I smiled at Manny and put my hand out. “I ain’t shakin’ his fuckin’ hand, Shelly.” “Manny, shake his hand.” He did it. It killed him. She told him to wait in the car. She had to tell him a few times. He left. I asked her, “How’s Dupree?”
“Oh, he’s fine. We had a good talk...”
I put out my smoke. “I guess I’ll be leaving.”
She uncrossed her bird legs and sat forward.
“I should go, too. Listen, you were wrong about my being out of your league. I want you to know that.”

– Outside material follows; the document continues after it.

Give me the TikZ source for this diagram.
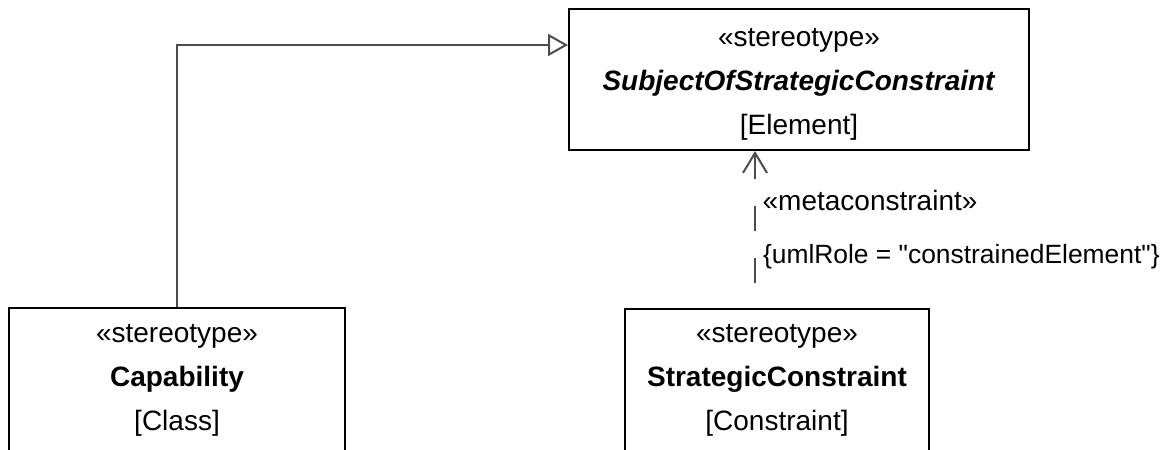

“Thanks, Shelly. See you on Monday.”
She watched me leave. I walked down Burnside and bought a coffee. I walked the river and sat next to a sleeping bum. There was another bench empty, but it was covered in bird shit. A boat hauling a barge floated by. The bum shifted and made a loud honking sound. I got up and walked into downtown. I bought a drink and watched the people on the sidewalk. It had been a short summer. There was a week of frozen streets. It was getting ready snow again. I walked into Chinatown and ate a cheap lunch. Down on the street two cops were walking up on an old man with a string of shopping carts. He had the carts tied together. One of the cops nodded to him.
“This your train?”
The old man lit a rolled cigarette and smoked through his long beard.
“It ain’t no fuckin’ train. But, yeah, it’s mine.”

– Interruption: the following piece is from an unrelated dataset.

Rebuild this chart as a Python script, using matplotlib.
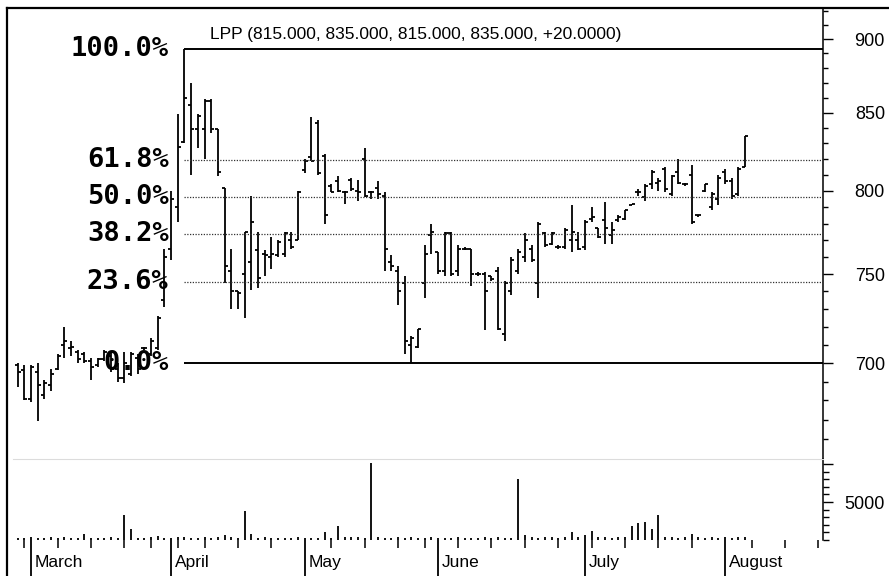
import matplotlib
matplotlib.use('Agg')
import matplotlib.pyplot as plt
from matplotlib.lines import Line2D
from matplotlib.ticker import FixedLocator, FixedFormatter, NullFormatter
from matplotlib.transforms import blended_transform_factory
import numpy as np

plt.rcParams['font.family'] = ['Liberation Sans', 'DejaVu Sans']

# ---------------- data ----------------
opens = [699, 696, 681, 695, 683, 688, 697, 710, 708, 706,
         705, 701, 699, 702, 704, 697, 692, 694, 703, 708,
         705, 708, 735, 765, 790, 831, 855, 839, 839, 858,
         839, 802, 752, 740, 750, 757, 764, 762, 760, 761,
         762, 770, 770, 813, 821, 843, 822, 803, 806, 799,
         807, 800, 820, 799, 802, 797, 757, 752, 745, 710,
         709, 745, 773, 763, 752, 774, 752, 765, 765, 750,
         750, 749, 752, 716, 740, 752, 760, 765, 745, 774,
         768, 766, 766, 770, 770, 766, 783, 777, 782, 773,
         782, 783, 791, 799, 796, 804, 805, 814, 798, 812,
         804, 810, 785, 800, 790, 795, 812, 806, 798, 815]
highs = [700, 699, 699, 700, 691, 697, 705, 720, 712, 707,
         706, 703, 703, 707, 706, 700, 706, 706, 705, 709,
         714, 726, 765, 800, 849, 893, 870, 849, 859, 859,
         839, 802, 765, 740, 775, 797, 775, 764, 772, 770,
         775, 775, 800, 820, 847, 845, 823, 804, 809, 800,
         808, 807, 827, 800, 806, 799, 761, 755, 749, 715,
         719, 767, 780, 763, 775, 775, 767, 766, 765, 751,
         751, 749, 754, 746, 760, 765, 774, 767, 781, 775,
         775, 767, 777, 791, 775, 782, 790, 777, 793, 781,
         785, 788, 792, 801, 804, 813, 808, 815, 810, 820,
         805, 816, 785, 804, 799, 810, 814, 808, 815, 835]
lows = [687, 680, 679, 669, 681, 685, 696, 703, 704, 700,
        700, 691, 698, 701, 695, 690, 689, 693, 694, 707,
        704, 707, 731, 758, 781, 830, 810, 827, 820, 837,
        809, 745, 730, 730, 725, 741, 742, 749, 753, 760,
        760, 765, 770, 811, 819, 810, 780, 799, 799, 792,
        800, 794, 796, 795, 795, 752, 752, 732, 705, 700,
        708, 736, 762, 750, 749, 749, 749, 764, 743, 749,
        718, 746, 718, 712, 738, 750, 757, 757, 736, 766,
        767, 765, 765, 763, 764, 764, 781, 771, 768, 768,
        781, 782, 791, 797, 794, 801, 800, 799, 797, 804,
        803, 780, 784, 799, 788, 791, 804, 795, 797, 815]
closes = [695, 681, 698, 688, 689, 694, 704, 712, 709, 702,
          701, 698, 702, 706, 697, 692, 700, 705, 697, 708,
          712, 725, 760, 795, 828, 860, 839, 848, 858, 839,
          812, 755, 740, 739, 775, 781, 748, 761, 762, 769,
          774, 766, 799, 819, 819, 811, 785, 799, 800, 799,
          801, 799, 797, 799, 798, 765, 755, 740, 712, 714,
          719, 762, 775, 752, 774, 750, 765, 765, 750, 750,
          740, 747, 719, 745, 758, 763, 770, 758, 780, 767,
          774, 766, 776, 775, 765, 781, 784, 772, 777, 776,
          784, 788, 792, 799, 803, 812, 806, 801, 809, 805,
          804, 781, 785, 804, 798, 808, 806, 797, 814, 835]
volumes = [300, 250, 350, 300, 200, 400, 300, 350, 250, 300,
           750, 300, 250, 300, 350, 250, 3300, 1400, 300, 250,
           350, 500, 300, 250, 400, 350, 300, 250, 350, 300,
           400, 600, 400, 250, 3800, 750, 300, 350, 250, 300,
           250, 300, 350, 300, 250, 300, 1000, 300, 1900, 400,
           350, 450, 300, 10100, 350, 300, 250, 400, 300, 350,
           300, 250, 400, 300, 250, 300, 350, 300, 250, 300,
           350, 300, 400, 300, 250, 8000, 700, 400, 300, 450,
           350, 300, 450, 1000, 350, 600, 1200, 350, 400, 300,
           350, 450, 1900, 2200, 2400, 1450, 3300, 350, 400, 300,
           350, 750, 350, 300, 400, 300, 350, 300, 450, 350]

month_names = ['March', 'April', 'May', 'June', 'July', 'August']
month_start = [2, 23, 43, 63, 85, 106]
week_starts = [1, 6, 11, 16, 20, 24, 28, 33, 38, 47, 52, 57, 61, 66, 71,
               76, 81, 86, 91, 96, 101, 110, 115, 120]

fib_ratios = [0.0, 0.236, 0.382, 0.5, 0.618, 1.0]
fib_labels = ['0.0%', '23.6%', '38.2%', '50.0%', '61.8%', '100.0%']
fib_high_idx = 25
fib_low_idx = 59

price_major = [700, 750, 800, 850, 900]
price_major_labels = ['700', '750', '800', '850', '900']
price_minor = list(range(660, 930, 10))
vol_major = [5000, 10000]
vol_major_labels = ['5000', '']
vol_minor = list(range(0, 11000, 1000))

title = 'LPP (815.000, 835.000, 815.000, 835.000, +20.0000)'

# ---------------- figure ----------------
W, H = 889, 576
fig = plt.figure(figsize=(W / 100, H / 100), dpi=100)

def fx(px):
    return px / W

def fy(py):
    return 1 - py / H

L, R = 8, 823
ax = fig.add_axes([fx(L), fy(459), fx(R - L), (459 - 8) / H])
axv = fig.add_axes([fx(L), fy(540), fx(R - L), (540 - 459) / H], sharex=ax)

idx = np.arange(len(opens))
xlim = (-1.446, 120.68)

# price bars
ax.vlines(idx, lows, highs, color='black', lw=1.3)
ax.hlines(opens, idx - 0.45, idx, color='black', lw=1.3)
ax.hlines(closes, idx, idx + 0.45, color='black', lw=1.3)

# fibonacci levels
fib_hi = highs[fib_high_idx]
fib_lo = lows[fib_low_idx]
for r, lab in zip(fib_ratios, fib_labels):
    lvl = fib_lo + r * (fib_hi - fib_lo)
    if r in (0.0, 1.0):
        ax.plot([fib_high_idx, xlim[1]], [lvl, lvl], color='black', lw=1.4,
                solid_capstyle='butt', zorder=3)
    else:
        ax.plot([fib_high_idx, xlim[1]], [lvl, lvl], color='#333333', lw=0.9,
                linestyle=(0, (1.0, 1.2)), zorder=3)
    ax.text(fib_high_idx - 2.35, lvl, lab, ha='right', va='center',
            fontfamily='DejaVu Sans Mono', fontweight='bold', fontsize=19.5,
            color='black', zorder=5)

ax.text(0.5, (459 - 34) / 451, title, transform=ax.transAxes, ha='center',
        va='center', fontsize=12.5, color='black')

ax.set_yscale('log')
ax.set_ylim(649.8, 921.9)
ax.set_xlim(*xlim)
ax.yaxis.tick_right()
ax.yaxis.set_major_locator(FixedLocator(price_major))
ax.yaxis.set_major_formatter(FixedFormatter(price_major_labels))
ax.yaxis.set_minor_locator(FixedLocator(price_minor))
ax.yaxis.set_minor_formatter(NullFormatter())
ax.tick_params(axis='y', which='major', direction='out', length=7.2, width=1.0,
               pad=37.4, labelsize=13, right=True, left=False)
ax.tick_params(axis='y', which='minor', direction='out', length=3.6, width=1.0,
               right=True, left=False)
ax.tick_params(axis='x', which='both', bottom=False, top=False, labelbottom=False)
for s in ('top', 'left', 'bottom'):
    ax.spines[s].set_visible(False)
ax.spines['right'].set_linewidth(1.1)
plt.setp(ax.get_yticklabels(), ha='right')

# volume
axv.vlines(idx, 0, volumes, color='black', lw=1.3)
axv.set_ylim(0, 10660)
axv.yaxis.tick_right()
axv.yaxis.set_major_locator(FixedLocator(vol_major))
axv.yaxis.set_major_formatter(FixedFormatter(vol_major_labels))
axv.yaxis.set_minor_locator(FixedLocator(vol_minor))
axv.yaxis.set_minor_formatter(NullFormatter())
axv.tick_params(axis='y', which='major', direction='out', length=7.2, width=1.0,
                pad=37.4, labelsize=13, right=True, left=False)
axv.tick_params(axis='y', which='minor', direction='out', length=4.5, width=1.0,
                right=True, left=False)
plt.setp(axv.get_yticklabels(), ha='right')

axv.xaxis.set_major_locator(FixedLocator(month_start))
axv.xaxis.set_major_formatter(NullFormatter())
axv.xaxis.set_minor_locator(FixedLocator(week_starts))
axv.xaxis.set_minor_formatter(NullFormatter())
axv.tick_params(axis='x', which='major', direction='out', length=26, width=1.3,
                bottom=True, top=False)
axv.tick_params(axis='x', which='minor', direction='out', length=5.8, width=1.1,
                bottom=True, top=False)
for s in ('top', 'left', 'bottom'):
    axv.spines[s].set_visible(False)
axv.spines['right'].set_linewidth(1.1)
axv.set_xlim(*xlim)

btrans = blended_transform_factory(axv.transData, axv.transAxes)
for m, name in zip(month_start, month_names):
    axv.text(m + 0.55, (540 - 567) / 81, name, transform=btrans, ha='left',
             va='baseline', fontsize=12.5, color='black', clip_on=False)

# window frame and panel divider
fig.add_artist(Line2D([fx(7), 1.0], [fy(8.3), fy(8.3)], color='black', lw=1.6,
                      transform=fig.transFigure))
fig.add_artist(Line2D([fx(7), fx(7)], [fy(8.3), 0.0], color='black', lw=1.6,
                      transform=fig.transFigure))
fig.add_artist(Line2D([fx(13), fx(823)], [fy(459), fy(459)], color='#dcdcdc',
                      lw=0.8, transform=fig.transFigure))

fig.savefig('out.png', dpi=100, facecolor='white')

I heard them going back and forth behind me. Portland was soft but it was hard. I didn’t know anybody anymore. I had been there six years. There was sometimes a flurry of people, then it would die off, then there was a girl here and there, and she would die off. I hadn’t had a girl in almost a year. I mostly stayed in my room.
I opened the drapes and wrote about the job, the building, Dave and the schizophrenic. For some reason, I laid down and jacked off thinking about fucking Shelly. I had her on her desk and her bird legs were wrapped around my waist, her thirsty hair soaked with sweat. It was a good one. I shot over my shoulder.
The phone rang. It was her. “Hello, Kurt.”
“Hello.”
“It’s Shelly.”
“I know.”
“This is awkward. Listen, Manny just put his fist through our living room window and walked out. Apparently he was lingering by the door after he left and heard everything I said to you. Pretty low, if you ask me.”
“Oh, he’s a fucker.”
I wiped off with my sheet and pulled my shirt back down.
She sighed. “You really threw me for a loop in my office, what you said to me.”
“It’s alright, Shelly. No need for me to go back there.”
“Thank you, Kurt. I really appreciate that. Listen, why don’t I stop by for a little while?”
I hung up. It rang back and I unplugged it. I heard Dave knocking on the door across from me, yelling about someone being in her room after ten pm. It had cost me next to nothing to live there, but next to nothing is what it was. I sat up and found my sweater and pulled my duffel bag from under the bed.